The synthesis of biaryls bears great importance in organic chemistry, as the unit is seen in a large number of core structural motifs that are found in molecules having tremendous medicinal, agrochemical, and pharmaceutical importance. Henceforth, there is a strong interest in furnishing C−C bonds in biaryls by easily accessible routes. Thus, direct C−H arylation of arenes has gained tremendous attention as it can bypass double preactivation for both participating substrates. In the domain of single electron transfer catalysis, simple organic additives in conjunction with KO t Bu are very effective for facile electron transfer. We have been able to endow transition- metal-free BHAS (Base-promoted homolytic aromatic substitution) protocol that involves commercially available, inexpensive organic molecules to conduct C−C cross-coupling reactions at room temperature under visible light irradiation via a radical pathway.

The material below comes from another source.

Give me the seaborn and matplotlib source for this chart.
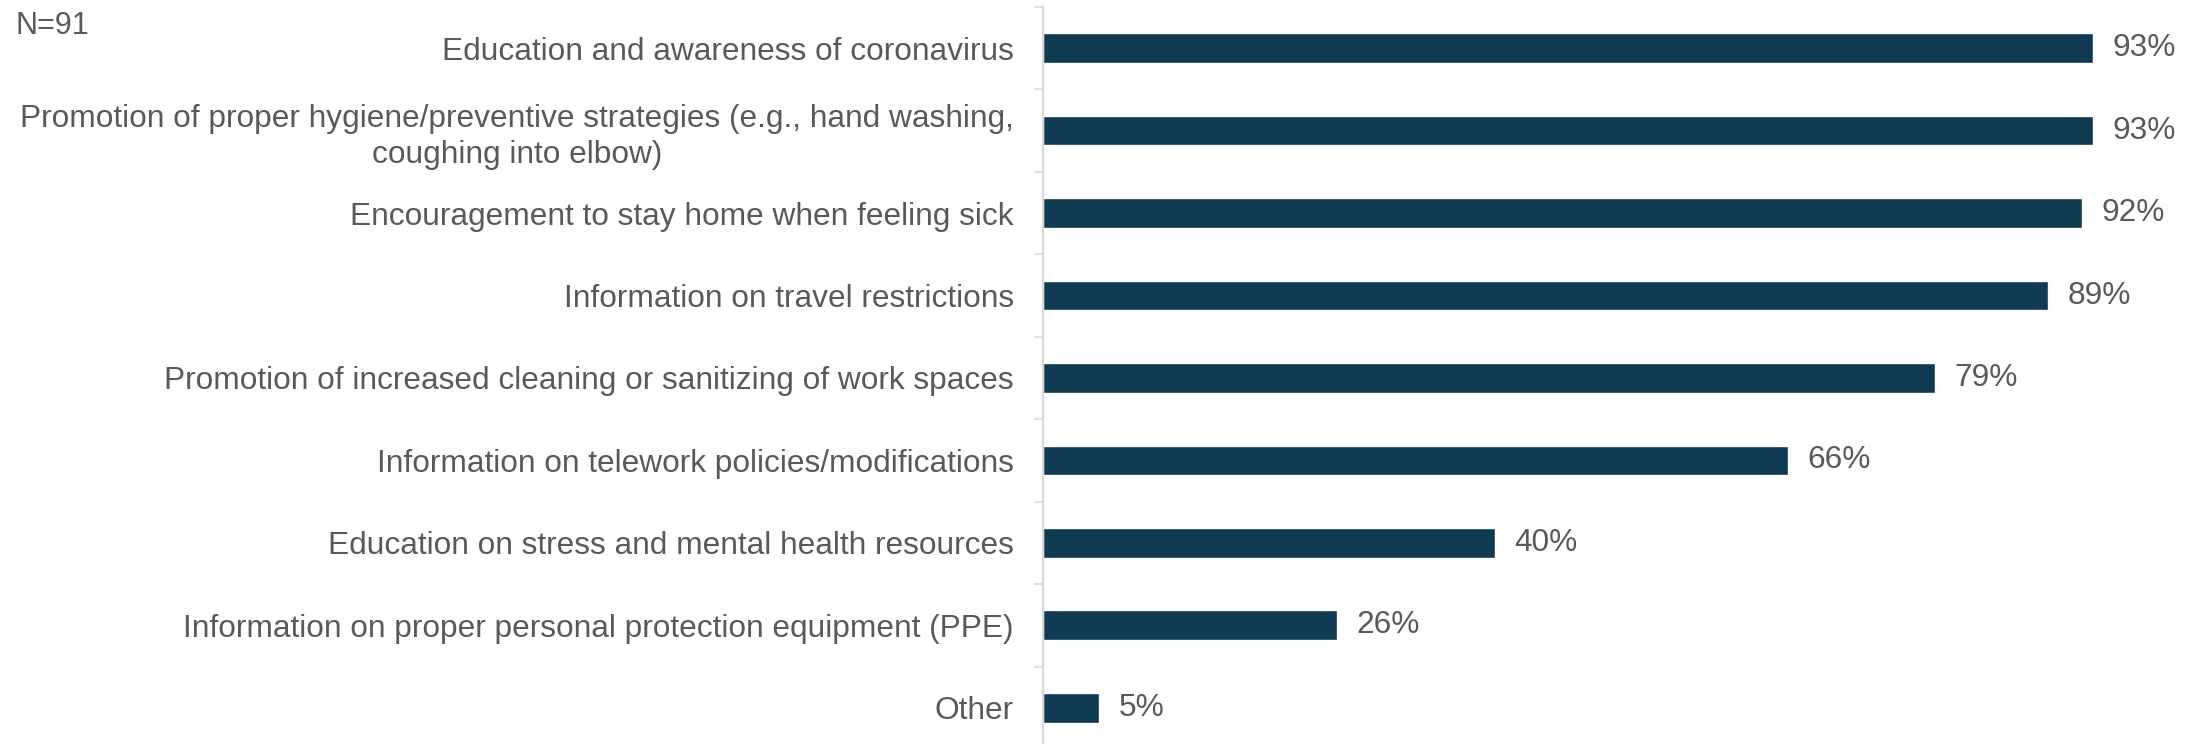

Profound understanding of the initiation pathway reveals multiple initiator species to be responsible for aryl radical generation via single electron transfer. This protocol has been explored successfully in carrying out coupling reactions with various arene partners. Borrowing hydrogen (BH) or hydrogen autotransfer is a multistep catalytic method for the construction of C−C bonds, which consists of consecutive dehydrogenation of alcohol and hydrogenation of in situ generated unsaturated compounds. Hydrogenation of the insitu generated olefin or imine is very crucial step. Series of control experiment including detection of critical reaction intermediates and radical probe experiments, further supported by DFT calculations altogether indicate a radical pathway involving a hydrogen atom transfer step bypassing the intermediacy of metal-hydride species. We have also investigated the origin of solvent dependent chemoselectivity in nitrile hydrogenation via borrowing hydrogen method. The explicit solvent effect involving polar protic isopropanol favors imine metathesis by proton hopping through stepwise addition and elimination steps to produce secondary amine as the final product. The aprotic solvent n-hexane is incapable of such proton migration and inhibits the solvent-assisted imine metathesis to give only primary amines as the final product. This DFT study provides a recipe for the choice of solvents that can dictate chemoselectivity in product formation.